Ro Khanna taking questions from supporters
Sept. 22 at a town hall in Fremont.

Ro Khanna believes Rep. Mike Honda committed perjury when he claimed in a lawsuit last week to have never solicited Khanna’s campaign contributors.

Khanna’s attorney issued a response Monday to a lawsuit filed recently by the Honda campaign alleging a “cyber attack” by Khanna’s campaign manager on its digital files containing confidential donor information.

The Honda campaign filed its own response in federal court Wednesday afternoon opposing Khanna’s motion.

The motion sought by Khanna asks to allow expedited discovery and possibly a deposition of Honda, Khanna told the East Bay Citizen. He also asserts four of the six people who claimed they were harmed by Khanna’s campaign emails were actually coerced by Honda to produce false affidavits.

“We want to expedite discovery to depose them and ask them why they lied,” Khanna said in an interview. “Honda committed perjury and encouraged six people to do the same.”

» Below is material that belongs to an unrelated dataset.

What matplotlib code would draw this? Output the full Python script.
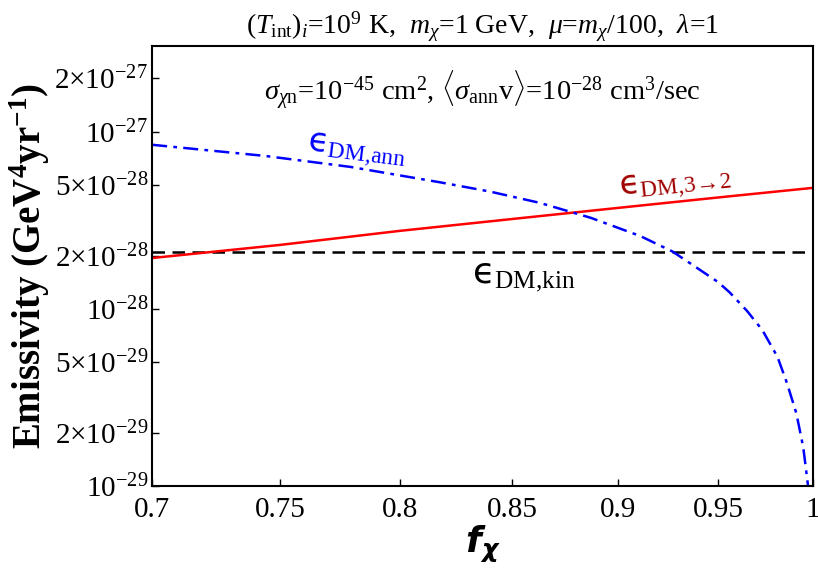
import numpy as np
import matplotlib
matplotlib.use("Agg")
import matplotlib.pyplot as plt
from matplotlib.ticker import FixedLocator, FixedFormatter, NullLocator

plt.rcParams['font.family'] = ['Liberation Serif', 'DejaVu Serif']
plt.rcParams['mathtext.fontset'] = 'custom'
plt.rcParams['mathtext.rm'] = 'Liberation Serif'
plt.rcParams['mathtext.it'] = 'Liberation Serif:italic'
plt.rcParams['mathtext.bf'] = 'Liberation Serif:bold'
plt.rcParams['mathtext.sf'] = 'DejaVu Sans'
plt.rcParams['mathtext.bfit'] = 'DejaVu Sans:italic:bold'

# valeurs
f_kin = [0.7, 1.0]
eps_kin = [2.1e-28, 2.1e-28]

f_32 = [0.70, 0.75, 0.80, 0.85, 0.90, 0.95, 1.00]
eps_32 = [1.94e-28, 2.30e-28, 2.76e-28, 3.22e-28, 3.72e-28, 4.26e-28, 4.83e-28]

f_ann = [0.700, 0.744, 0.779, 0.818, 0.840, 0.863, 0.875, 0.887, 0.911,
         0.927, 0.950, 0.956, 0.965, 0.973, 0.981, 0.986, 0.991, 0.9947, 0.9973]
eps_ann = [8.45e-28, 7.31e-28, 6.34e-28, 5.18e-28, 4.60e-28, 3.97e-28, 3.60e-28,
           3.27e-28, 2.58e-28, 2.11e-28, 1.42e-28, 1.24e-28, 9.75e-29, 7.6e-29,
           5.36e-29, 3.82e-29, 2.58e-29, 1.66e-29, 1.0e-29]

yticks = [1e-29, 2e-29, 5e-29, 1e-28, 2e-28, 5e-28, 1e-27, 2e-27]
ytick_labels = [r'$10^{-29}$', r'$2{\times}10^{-29}$', r'$5{\times}10^{-29}$',
                r'$10^{-28}$', r'$2{\times}10^{-28}$', r'$5{\times}10^{-28}$',
                r'$10^{-27}$', r'$2{\times}10^{-27}$']
xticks = [0.7, 0.75, 0.8, 0.85, 0.9, 0.95, 1.0]
xtick_labels = ['0.7', '0.75', '0.8', '0.85', '0.9', '0.95', '1']

fig = plt.figure(figsize=(8.18, 5.68), dpi=100)
ax = fig.add_axes([0.186, 0.144, 0.808, 0.775])

ax.plot(f_kin, eps_kin, color='black', ls=(0, (5, 3)), lw=1.8)
ax.plot(f_32, eps_32, color='#ff0000', lw=1.8)
ax.plot(f_ann, eps_ann, color='#0000ff', ls=(0, (6, 2.5, 1.5, 2.5)), lw=1.8)

ax.set_xscale('log')
ax.set_yscale('log')
ax.set_xlim(0.7, 1.0)
ax.set_ylim(1e-29, 3.05e-27)

ax.yaxis.set_major_locator(FixedLocator(yticks))
ax.yaxis.set_major_formatter(FixedFormatter(ytick_labels))
ax.yaxis.set_minor_locator(NullLocator())
ax.xaxis.set_major_locator(FixedLocator(xticks))
ax.xaxis.set_major_formatter(FixedFormatter(xtick_labels))
ax.xaxis.set_minor_locator(NullLocator())
ax.tick_params(direction='in', length=5, width=1, labelsize=21, top=False, right=False)
ax.tick_params(axis='x', pad=8)
ax.tick_params(axis='y', pad=3)
for s in ax.spines.values():
    s.set_linewidth(1.5)

ax.set_xlabel(r'$\mathbfit{f}_{\mathbfit{\chi}}$', fontsize=26, labelpad=0)
ax.set_ylabel(r'Emissivity (GeV$^{\mathbf{4}}$yr$^{\mathbf{-1}}$)', fontsize=28,
              fontweight='bold', labelpad=2)

fig.text(0.59, 0.952, r'$(T_{\rm int})_i$=10$^9$ K,  $m_\chi$=1 GeV,  $\mu$=$m_\chi$/100,  $\lambda$=1',
         ha='center', va='center', fontsize=20)
ax.text(0.5, 0.9, r'$\sigma_{\chi{\rm n}}$=10$^{-45}$ cm$^2$, $\langle\sigma_{\rm ann}$v$\rangle$=10$^{-28}$ cm$^3$/sec',
        transform=ax.transAxes, ha='center', va='center', fontsize=20.5)

ax.text(0.760, 7.7e-28, r'$\mathsf{ϵ}_{\rm DM{,}ann}$', color='#0000ff', fontsize=24,
        rotation=-7, ha='left', va='center')
ax.text(0.900, 5.0e-28, r'$\mathsf{ϵ}_{\rm DM{,}3\!\rightarrow\!2}$', color='#a00000', fontsize=24,
        rotation=6, ha='left', va='center')
ax.text(0.832, 1.52e-28, r'$\mathsf{ϵ}_{\rm DM{,}kin}$', color='black', fontsize=26,
        ha='left', va='center')

fig.savefig('out.png', dpi=100)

According to the filing, Khanna’s attorney wrote Honda’s claim in the lawsuit that he never solicits supporters of his opponents is false. “Yet he has actively solicited Mr. Khanna’s supporters–a practice he continues to this day–and Honda’s papers explicitly reveal files entitled “Khanna Donors” which Honda continues to access,” wrote Khanna’s attorney David Berger.

Rep. Mike Honda at a social security town hall
in Fremont last month.

In an interview, Khanna refuted the claim by some Honda donors that they did not have prior contact with him, including San Francisco attorney Dale Minami. “He doesn’t know me?” said Khanna. “I sponsored a table in 2011 for an event he organized.” Another sought Khanna out for an internship, he said.

The lawsuit, wrote Khanna’s attorney, is “political gamesmanship” and no evidence was presented by Honda that the alleged incident “caused any tangible harm.” Honda also took no action in the roughly four months after the alleged incident became know to the campaign in late May, according to the filing.

Khanna’s legal move, however, appears centered on forcing Honda’s hand to submit to questioning from his lawyers. The motion, in theory, would push adjudication of the case until after the Nov. 8 election, but buy time for Khanna’s attorney to potentially depose Honda before Election Day, along with the up to six who submitted signed affidavits on the incumbents behalf.

The motion filed by Khanna’s attorney also claims Honda’s attorney has not handed evidence over to them. “This brief extension is necessary because Honda refuses to produce the targeted, minimal discovery necessary to conclusively prove that its allegations are not merely false–they are sanctionable.”

In a response to the motion, Honda’s campaign filed a response in federal court Wednesday afternoon saying Khanna’s attorney failed to adequately give them time to discuss the case this week and is more than willing to share its evidence in a timely manner. “Having rebuffed Plaintiff’s efforts to meet and confer, Defendant Ro Khanna for Congress, Inc. and Defendant Ro Khanna, shamelessly seeks to distract the Court with red herrings and innuendo,” wrote Honda attorney Gautam Dutta.

Honda’s campaign said Wednesday the motion is merely an attempt to obfuscate evidence that Khanna’s campaign manager and the candidate illegally accessed the Dropbox account containing Honda’s fundraising data, or, as the Honda campaign manager Michael Beckendorf called the incident, “a modern-day Watergate.”

“The response is nothing more than Ro Khanna using Republican bait-and-switch tactics to distract voters from his illegal Russian hacker-esque cyber attack on Congressman Honda’s campaign,” said Vedant Patel, Honda’s campaign communication director. “The fact, through clear digital fingerprints, are that Ro Khanna and his staff had access to important and confidential files related to the Honda Campaign and were using these files illegally in clear violation of federal law.”

In addition, Honda’s latest filing asks the court to order Khanna hand over all documents allegedly obtained by his campaign manager Brian Parvizshahi from the Dropbox account containing Honda’s donor information; emails from Khanna’s personal email, specifically on Oct. 3, 2015; and Parvizshahi’s job application with the Khanna campaign. Parvizshahi resigned on Sept. 22, the same day Honda’s campaign filed a lawsuit alleging he violated the federal Computer Fraud and Abuse Act.